8 писательниц, о которых не все помнят. А зря
bookmatejournal — 25.03.2022Два века назад женщин-писательниц не воспринимали всерьез и, как следствие, практически не читали. И даже уважаемые, публикуемые писательницы, произведения которых не уступали мужским, быстро забывались в контексте мужецентричной культуры. Исправляем это недоразумение и рассказываем о восьми таких писательницах.
Надежда Дурова, которая не признавала себя женщиной и служила в армии
Надежда Дурова (1783–1866) сама с какой-то залихватской веселостью пишет о своей матери, что та хотела сына, а родившуюся в итоге дочь возненавидела всей душой. Как-то мать даже выбросила ребенка из окна — девочку спас подоспевший вовремя отец. Видимо, вся эта история не прошла для Дуровой даром — она сама себя не воспринимала женщиной: однажды она притворилась юношей, назвалась Александром и отправилась сначала к казакам, а затем к уланам. Бытует легенда, что, когда Дурова была уже в преклонном возрасте, ее сын обратился к ней за благословением женитьбы — и впал в немилость из-за слова «маменька»: женщина попросту бросила письмо в огонь, но после обращения «Александр» стала более благосклонна.
Собственно, о приключениях на военном поприще Дурова и пишет в записках под общим названием «Кавалерист-девица». В них она крайне смешно и увлекательно описывает военно-организационную чехарду и свои стремительные перемещения из города в город, от генерала к генералу и даже к Михаилу Кутузову и самому императору. Тексты Дуровой увидели свет благодаря Пушкину: брат Дуровой Василий направил их поэту, тот был совершенно поражен и ходатайствовал о появлении записок в «Современнике». Успех был таким, что Дурова занялась писательством профессионально, и в 1840-м вышло ее собрание сочинений в четырех томах.

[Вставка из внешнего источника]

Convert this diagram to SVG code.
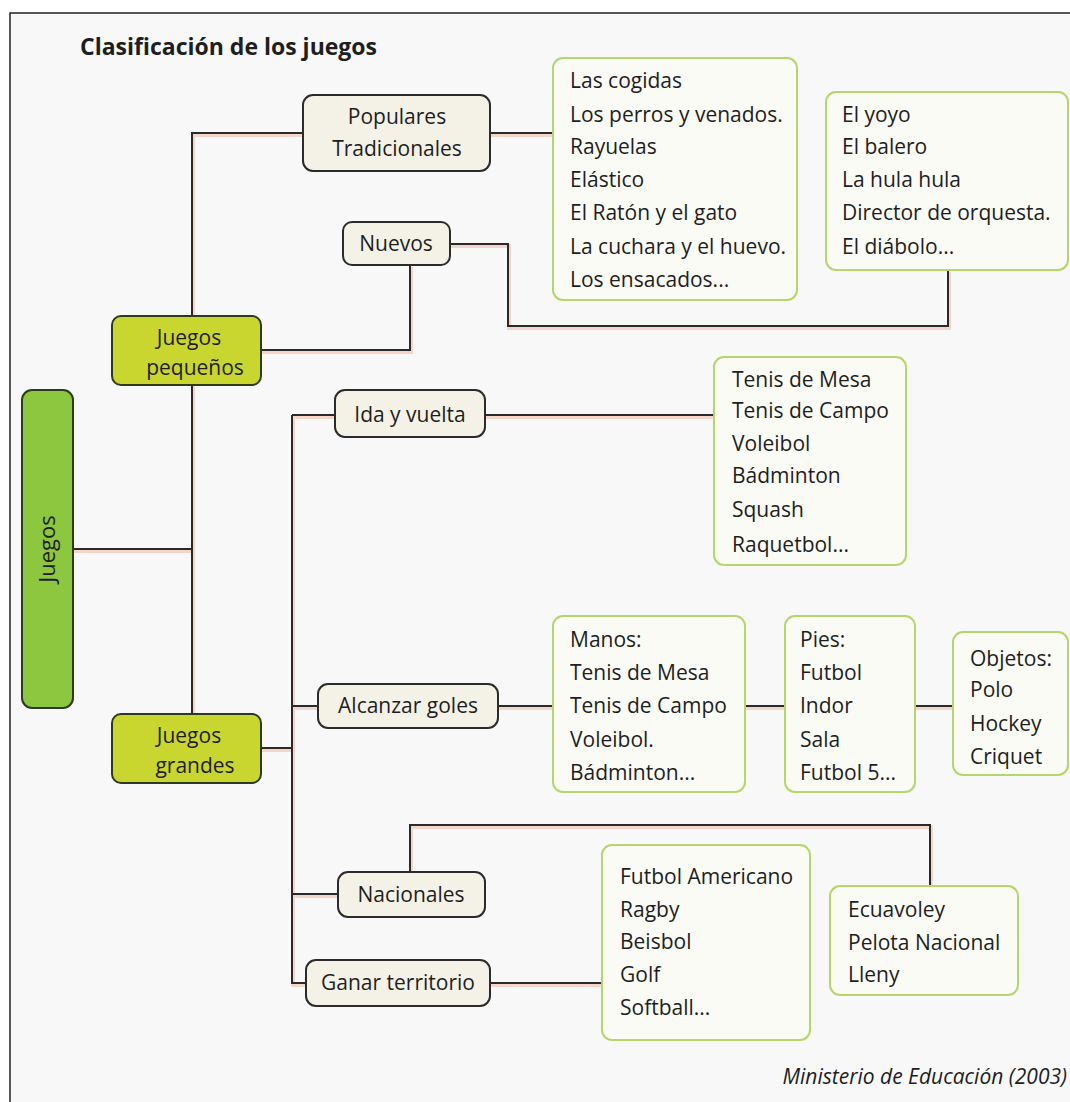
<svg xmlns="http://www.w3.org/2000/svg" width="1070" height="1102" viewBox="0 0 1070 1102">
<style>
.t{font-family:"Open Sans","Noto Sans",sans-serif;font-size:21px;fill:#1e1e1e}
.c{text-anchor:middle}
.main{fill:#8dc63f;stroke:#2d3a1e;stroke-width:2}
.lvl1{fill:#c9d62f;stroke:#2d3a1e;stroke-width:2}
.lvl2{fill:#f4f2e6;stroke:#2b2b2b;stroke-width:2}
.leaf{fill:#fbfbf6;stroke:#b5d66a;stroke-width:2}
.ln{fill:none;stroke:#2a2a2a;stroke-width:2}
.sh{fill:none;stroke:#f2c6b6;stroke-width:4;opacity:0.7}
</style>
<rect x="0" y="0" width="1070" height="1102" fill="#ffffff"/>
<rect x="10" y="13" width="1070" height="1100" fill="#f8f8f8" stroke="#222" stroke-width="1.5"/>
<text x="80" y="55" style="font-family:'Open Sans','Noto Sans',sans-serif;font-size:23px;font-weight:bold;fill:#1e1e1e">Clasificación de los juegos</text>

<g id="connectors">
<g class="sh" transform="translate(1,2)">
<path d="M73 549 H192 M303 133 H192 V714 M261 350 H410 V265 M450 244 H508 V326 H948 V270 M490 133 H553 M261 748 H292 M292 415 V983 H306 M292 415 H335 M292 706 H318 M292 894 H338 M485 415 H714 M498 706 H553 M745 706 H785 M915 706 H953 M490 983 H602 M410 872 V825 H930 V886"/>
</g>
<path class="ln" d="M73 549 H192 M303 133 H192 V714 M261 350 H410 V265 M450 244 H508 V326 H948 V270 M490 133 H553 M261 748 H292 M292 415 V983 H306 M292 415 H335 M292 706 H318 M292 894 H338 M485 415 H714 M498 706 H553 M745 706 H785 M915 706 H953 M490 983 H602 M410 872 V825 H930 V886"/>
</g>

<g id="juegos">
<rect class="main" x="22" y="390" width="51" height="318" rx="10"/>
<text class="t c" transform="translate(55 549) rotate(-90)" style="font-size:22px">Juegos</text>
</g>
<g id="juegos-pequenos">
<rect class="lvl1" x="112" y="316" width="149" height="69" rx="9"/>
<text class="t c" x="189" y="345">Juegos</text>
<text class="t c" x="195" y="375">pequeños</text>
</g>
<g id="juegos-grandes">
<rect class="lvl1" x="112" y="714" width="149" height="69" rx="9"/>
<text class="t c" x="189" y="743">Juegos</text>
<text class="t c" x="195" y="773">grandes</text>
</g>
<g id="populares">
<rect class="lvl2" x="303" y="95" width="187" height="76" rx="10"/>
<text class="t c" x="397" y="124">Populares</text>
<text class="t c" x="397" y="156">Tradicionales</text>
</g>
<g id="nuevos">
<rect class="lvl2" x="343" y="222" width="107" height="43" rx="9"/>
<text class="t c" x="396" y="251">Nuevos</text>
</g>
<g id="lista-populares">
<rect class="leaf" x="553" y="58" width="244" height="242" rx="10"/>
<text class="t" x="570" y="88">Las cogidas</text>
<text class="t" x="570" y="122">Los perros y venados.</text>
<text class="t" x="570" y="154">Rayuelas</text>
<text class="t" x="570" y="187">Elástico</text>
<text class="t" x="570" y="220">El Ratón y el gato</text>
<text class="t" x="570" y="254">La cuchara y el huevo.</text>
<text class="t" x="570" y="287">Los ensacados...</text>
</g>
<g id="lista-nuevos">
<rect class="leaf" x="826" y="92" width="242" height="178" rx="10"/>
<text class="t" x="842" y="122">El yoyo</text>
<text class="t" x="842" y="154">El balero</text>
<text class="t" x="842" y="187">La hula hula</text>
<text class="t" x="842" y="220">Director de orquesta.</text>
<text class="t" x="842" y="254">El diábolo...</text>
</g>
<g id="ida-vuelta">
<rect class="lvl2" x="335" y="390" width="150" height="47" rx="10"/>
<text class="t c" x="410" y="422">Ida y vuelta</text>
</g>
<g id="lista-ida">
<rect class="leaf" x="714" y="357" width="192" height="208" rx="10"/>
<text class="t" x="732" y="387">Tenis de Mesa</text>
<text class="t" x="732" y="418">Tenis de Campo</text>
<text class="t" x="732" y="451">Voleibol</text>
<text class="t" x="732" y="483">Bádminton</text>
<text class="t" x="732" y="517">Squash</text>
<text class="t" x="732" y="552">Raquetbol...</text>
</g>
<g id="alcanzar">
<rect class="lvl2" x="318" y="684" width="180" height="44" rx="10"/>
<text class="t c" x="408" y="713">Alcanzar goles</text>
</g>
<g id="manos">
<rect class="leaf" x="553" y="616" width="192" height="176" rx="10"/>
<text class="t" x="570" y="647">Manos:</text>
<text class="t" x="570" y="680">Tenis de Mesa</text>
<text class="t" x="570" y="713">Tenis de Campo</text>
<text class="t" x="570" y="747">Voleibol.</text>
<text class="t" x="570" y="780">Bádminton...</text>
</g>
<g id="pies">
<rect class="leaf" x="785" y="616" width="130" height="176" rx="10"/>
<text class="t" x="800" y="647">Pies:</text>
<text class="t" x="800" y="680">Futbol</text>
<text class="t" x="800" y="713">Indor</text>
<text class="t" x="800" y="747">Sala</text>
<text class="t" x="800" y="780">Futbol 5...</text>
</g>
<g id="objetos">
<rect class="leaf" x="953" y="632" width="115" height="143" rx="10"/>
<text class="t" x="970" y="666">Objetos:</text>
<text class="t" x="970" y="697">Polo</text>
<text class="t" x="970" y="731">Hockey</text>
<text class="t" x="970" y="764">Criquet</text>
</g>
<g id="nacionales">
<rect class="lvl2" x="338" y="872" width="147" height="45" rx="10"/>
<text class="t c" x="411" y="902">Nacionales</text>
</g>
<g id="ganar">
<rect class="lvl2" x="306" y="960" width="184" height="46" rx="10"/>
<text class="t c" x="398" y="990">Ganar territorio</text>
</g>
<g id="lista-ganar">
<rect class="leaf" x="602" y="845" width="208" height="195" rx="10"/>
<text class="t" x="620" y="884">Futbol Americano</text>
<text class="t" x="620" y="917">Ragby</text>
<text class="t" x="620" y="949">Beisbol</text>
<text class="t" x="620" y="982">Golf</text>
<text class="t" x="620" y="1015">Softball...</text>
</g>
<g id="lista-nacionales">
<rect class="leaf" x="830" y="886" width="188" height="109" rx="10"/>
<text class="t" x="848" y="917">Ecuavoley</text>
<text class="t" x="848" y="950">Pelota Nacional</text>
<text class="t" x="848" y="982">Lleny</text>
</g>
<text x="1067" y="1084" text-anchor="end" style="font-family:'Open Sans','Noto Sans',sans-serif;font-size:21px;font-style:italic;fill:#1e1e1e">Ministerio de Educación (2003)</text>
</svg>
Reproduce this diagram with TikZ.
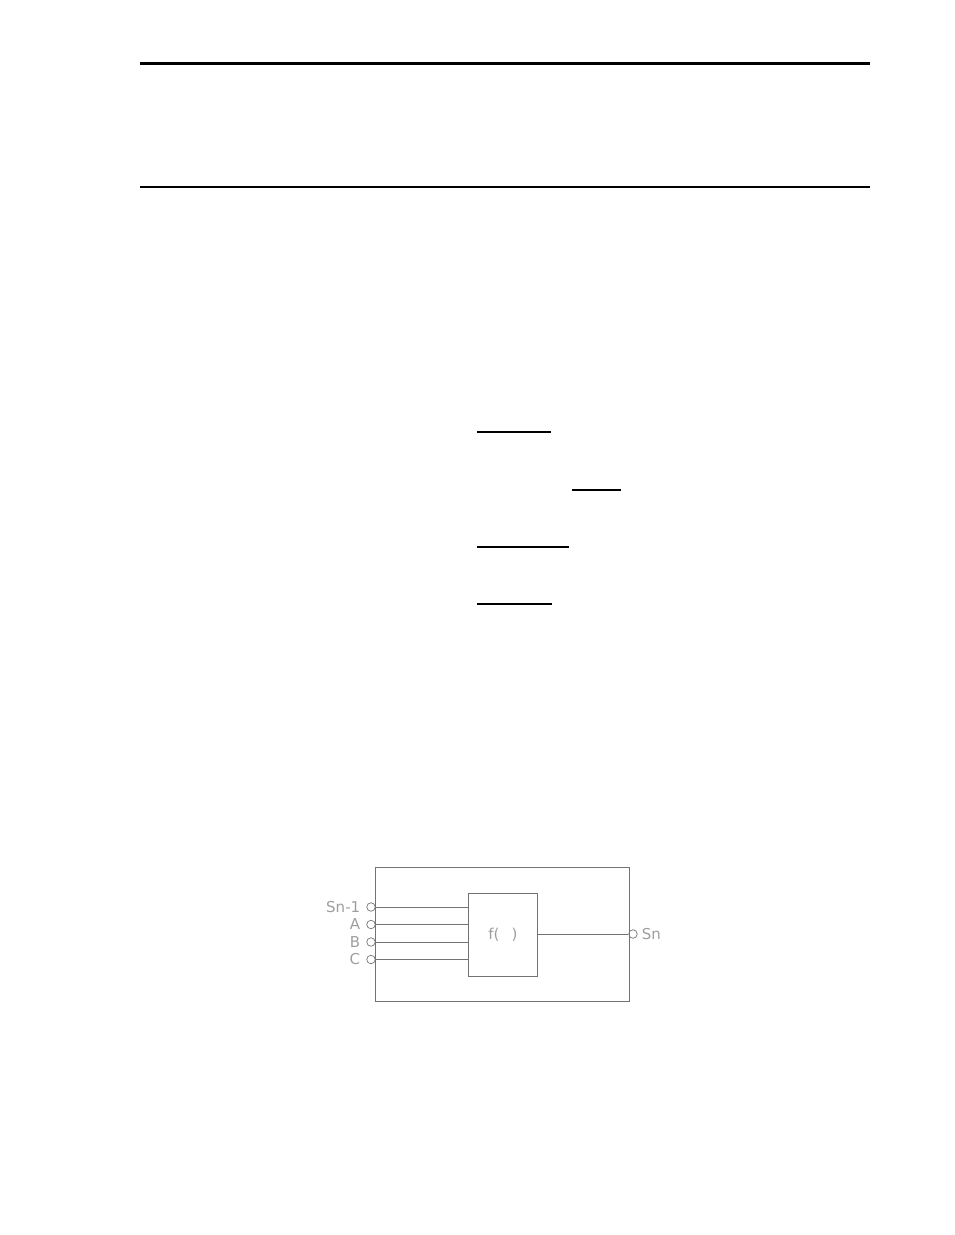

«Меня бранили за то, что я с каждым эскадроном ходила в атаку; но это, право, было не от излишней храбрости, а просто от незнания; я думала, так надобно, и очень удивлялась, что вахмистр чужого эскадрона, подле которого я неслась, как вихрь, кричал на меня: «Да провались ты отсюда!»
О другом произведении Надежды Дуровой, рассказе «Серный ключ», основанном на черемисской мифологии, Bookmate Journal рассказывал здесь.
Евдокия Ростопчина, которая не стеснялась добавлять в тексты подробности своей биографии
Евдокия Ростопчина (1811–1858) сама была поэтессой, но сегодня мы больше знаем о ней благодаря стихотворениям мужчин: ей посвящали свои произведения Федор Тютчев и Николай Огарев. Ее стихи часто подражали лермонтовским, но сама оптика поэтессы новаторская: во-первых, она довольно резко обнажала интимную, чувственную жизнь женщины, во-вторых, стирала границы между автором и лирической героиней, откровенно подчиняла тексту собственную биографию. Можно сказать, что Ростопчина использовала любимый ныне автофикшн как художественный метод.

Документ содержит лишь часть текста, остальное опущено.